**Given problem:** Repeat the lines below exactly as they appear, but leave out the images.

-------- Dataset section --------

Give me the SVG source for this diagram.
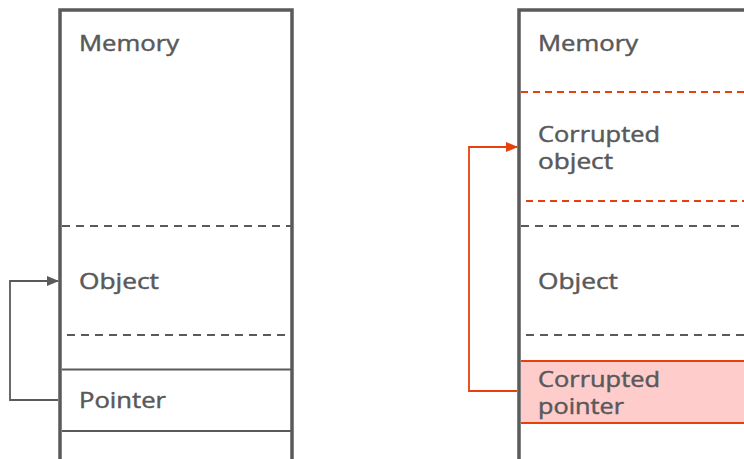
<svg xmlns="http://www.w3.org/2000/svg" width="744" height="459" viewBox="0 0 744 459">
<defs>
<style>
.t{font-family:"Open Sans","DejaVu Sans","Liberation Sans",sans-serif;font-size:21px;font-weight:400;fill:#595959;stroke:#595959;stroke-width:0.45}
.box{fill:none;stroke:#5a5a5a;stroke-width:3.5}
.sol{stroke:#5a5a5a;stroke-width:1.8;fill:none}
.dg{stroke:#5a5a5a;stroke-width:1.8;stroke-dasharray:8 6;fill:none}
.dr{stroke:#e8400c;stroke-width:1.8;stroke-dasharray:7 5;fill:none}
.cg{stroke:#5a5a5a;stroke-width:1.8;fill:none}
.cr{stroke:#e8400c;stroke-width:1.8;fill:none}
</style>
<marker id="ag" markerWidth="12" markerHeight="10" refX="11" refY="5" orient="auto" markerUnits="userSpaceOnUse"><path d="M0,0 L12,5 L0,10 Z" fill="#5a5a5a"/></marker>
<marker id="ar" markerWidth="12" markerHeight="10" refX="11" refY="5" orient="auto" markerUnits="userSpaceOnUse"><path d="M0,0 L12,5 L0,10 Z" fill="#e8400c"/></marker>
</defs>
<rect width="744" height="459" fill="#ffffff"/>
<g id="left-memory">
<path class="box" d="M60,470 V10 H292 V470"/>
<text class="t" x="79" y="51" textLength="100" lengthAdjust="spacingAndGlyphs">Memory</text>
</g>
<g id="left-object">
<line class="dg" x1="62" y1="226" x2="292" y2="226"/>
<line class="dg" x1="67" y1="335" x2="286" y2="335"/>
<text class="t" x="79" y="289" textLength="80" lengthAdjust="spacingAndGlyphs">Object</text>
</g>
<g id="left-pointer">
<line class="sol" x1="62" y1="369.5" x2="292" y2="369.5"/>
<line class="sol" x1="62" y1="431" x2="292" y2="431"/>
<text class="t" x="79" y="408" textLength="87" lengthAdjust="spacingAndGlyphs">Pointer</text>
</g>
<g id="right-memory">
<path class="box" d="M519,470 V10 H760"/>
<text class="t" x="538" y="51" textLength="100" lengthAdjust="spacingAndGlyphs">Memory</text>
</g>
<g id="right-corrupted-object">
<line class="dr" x1="521" y1="92" x2="744" y2="92"/>
<line class="dr" x1="526" y1="201" x2="744" y2="201"/>
<text class="t" x="538" y="142" textLength="122" lengthAdjust="spacingAndGlyphs">Corrupted</text>
<text class="t" x="538" y="169" textLength="75" lengthAdjust="spacingAndGlyphs">object</text>
</g>
<g id="right-object">
<line class="dg" x1="521" y1="226" x2="744" y2="226"/>
<line class="dg" x1="526" y1="335" x2="744" y2="335"/>
<text class="t" x="538" y="289" textLength="80" lengthAdjust="spacingAndGlyphs">Object</text>
</g>
<g id="right-corrupted-pointer">
<rect x="521" y="361" width="230" height="62" fill="#ffcccc" stroke="none"/>
<line class="cr" x1="521" y1="361" x2="744" y2="361" stroke-width="2.2"/>
<line class="cr" x1="521" y1="423" x2="744" y2="423" stroke-width="2.2"/>
<text class="t" x="538" y="387" textLength="122" lengthAdjust="spacingAndGlyphs">Corrupted</text>
<text class="t" x="538" y="414" textLength="86" lengthAdjust="spacingAndGlyphs">pointer</text>
</g>
<g id="connectors">
<path class="cg" d="M58,400 H10 V281 H58" marker-end="url(#ag)"/>
<path class="cr" d="M517,391 H469 V147 H517" marker-end="url(#ar)"/>
</g>
</svg>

--------

**Answer to this task:**
Give me the SVG source for this diagram.
<svg xmlns="http://www.w3.org/2000/svg" width="744" height="459" viewBox="0 0 744 459">
<defs>
<style>
.t{font-family:"Open Sans","DejaVu Sans","Liberation Sans",sans-serif;font-size:21px;font-weight:400;fill:#595959;stroke:#595959;stroke-width:0.45}
.box{fill:none;stroke:#5a5a5a;stroke-width:3.5}
.sol{stroke:#5a5a5a;stroke-width:1.8;fill:none}
.dg{stroke:#5a5a5a;stroke-width:1.8;stroke-dasharray:8 6;fill:none}
.dr{stroke:#e8400c;stroke-width:1.8;stroke-dasharray:7 5;fill:none}
.cg{stroke:#5a5a5a;stroke-width:1.8;fill:none}
.cr{stroke:#e8400c;stroke-width:1.8;fill:none}
</style>
<marker id="ag" markerWidth="12" markerHeight="10" refX="11" refY="5" orient="auto" markerUnits="userSpaceOnUse"><path d="M0,0 L12,5 L0,10 Z" fill="#5a5a5a"/></marker>
<marker id="ar" markerWidth="12" markerHeight="10" refX="11" refY="5" orient="auto" markerUnits="userSpaceOnUse"><path d="M0,0 L12,5 L0,10 Z" fill="#e8400c"/></marker>
</defs>
<rect width="744" height="459" fill="#ffffff"/>
<g id="left-memory">
<path class="box" d="M60,470 V10 H292 V470"/>
<text class="t" x="79" y="51" textLength="100" lengthAdjust="spacingAndGlyphs">Memory</text>
</g>
<g id="left-object">
<line class="dg" x1="62" y1="226" x2="292" y2="226"/>
<line class="dg" x1="67" y1="335" x2="286" y2="335"/>
<text class="t" x="79" y="289" textLength="80" lengthAdjust="spacingAndGlyphs">Object</text>
</g>
<g id="left-pointer">
<line class="sol" x1="62" y1="369.5" x2="292" y2="369.5"/>
<line class="sol" x1="62" y1="431" x2="292" y2="431"/>
<text class="t" x="79" y="408" textLength="87" lengthAdjust="spacingAndGlyphs">Pointer</text>
</g>
<g id="right-memory">
<path class="box" d="M519,470 V10 H760"/>
<text class="t" x="538" y="51" textLength="100" lengthAdjust="spacingAndGlyphs">Memory</text>
</g>
<g id="right-corrupted-object">
<line class="dr" x1="521" y1="92" x2="744" y2="92"/>
<line class="dr" x1="526" y1="201" x2="744" y2="201"/>
<text class="t" x="538" y="142" textLength="122" lengthAdjust="spacingAndGlyphs">Corrupted</text>
<text class="t" x="538" y="169" textLength="75" lengthAdjust="spacingAndGlyphs">object</text>
</g>
<g id="right-object">
<line class="dg" x1="521" y1="226" x2="744" y2="226"/>
<line class="dg" x1="526" y1="335" x2="744" y2="335"/>
<text class="t" x="538" y="289" textLength="80" lengthAdjust="spacingAndGlyphs">Object</text>
</g>
<g id="right-corrupted-pointer">
<rect x="521" y="361" width="230" height="62" fill="#ffcccc" stroke="none"/>
<line class="cr" x1="521" y1="361" x2="744" y2="361" stroke-width="2.2"/>
<line class="cr" x1="521" y1="423" x2="744" y2="423" stroke-width="2.2"/>
<text class="t" x="538" y="387" textLength="122" lengthAdjust="spacingAndGlyphs">Corrupted</text>
<text class="t" x="538" y="414" textLength="86" lengthAdjust="spacingAndGlyphs">pointer</text>
</g>
<g id="connectors">
<path class="cg" d="M58,400 H10 V281 H58" marker-end="url(#ag)"/>
<path class="cr" d="M517,391 H469 V147 H517" marker-end="url(#ar)"/>
</g>
</svg>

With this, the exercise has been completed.